Exploration of anisotropy on nonlinear stability of thermohaline viscoelastic porous convection

The nonlinear stability of thermohaline convection in a horizontal layer of an anisotropic porous medium saturated with an Oldroyd-B fluid is studied using a modified perturbation method. Anisotropy in permeability, thermal and solute diffusivities is modelled as second-rank tensors. The cubic Landau equations for steady and oscillatory bifurcating solutions are derived. It is apparent that subcritical instability is possible depending on the choices of governing parameters indicating the linear stability theory is not sufficient to capture the onset of convection.
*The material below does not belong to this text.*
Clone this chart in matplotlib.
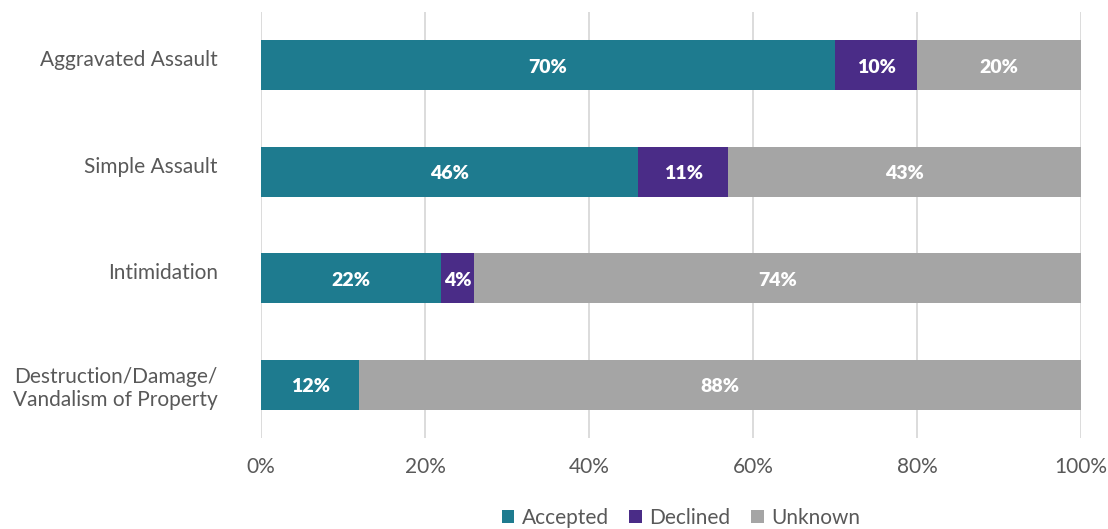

The effect of strain retardation parameter, solute Darcy-Rayleigh number, thermal anisotropy parameter as well as solute anisotropy parameter is to delay, while the effect of stress relaxation parameter, Lewis number and the mechanical anisotropy parameter is to hasten the onset of oscillatory convection. It is found that the stationary bifurcating solution is subcritical while that of oscillatory is supercritical at higher values of solute Darcy-Rayleigh number. The results of Maxwell fluid are obtained as a limiting case. Heat and mass transports are estimated using Nusselt number and Sherwood number, respectively and by tuning the anisotropy parameters it is possible to control the same.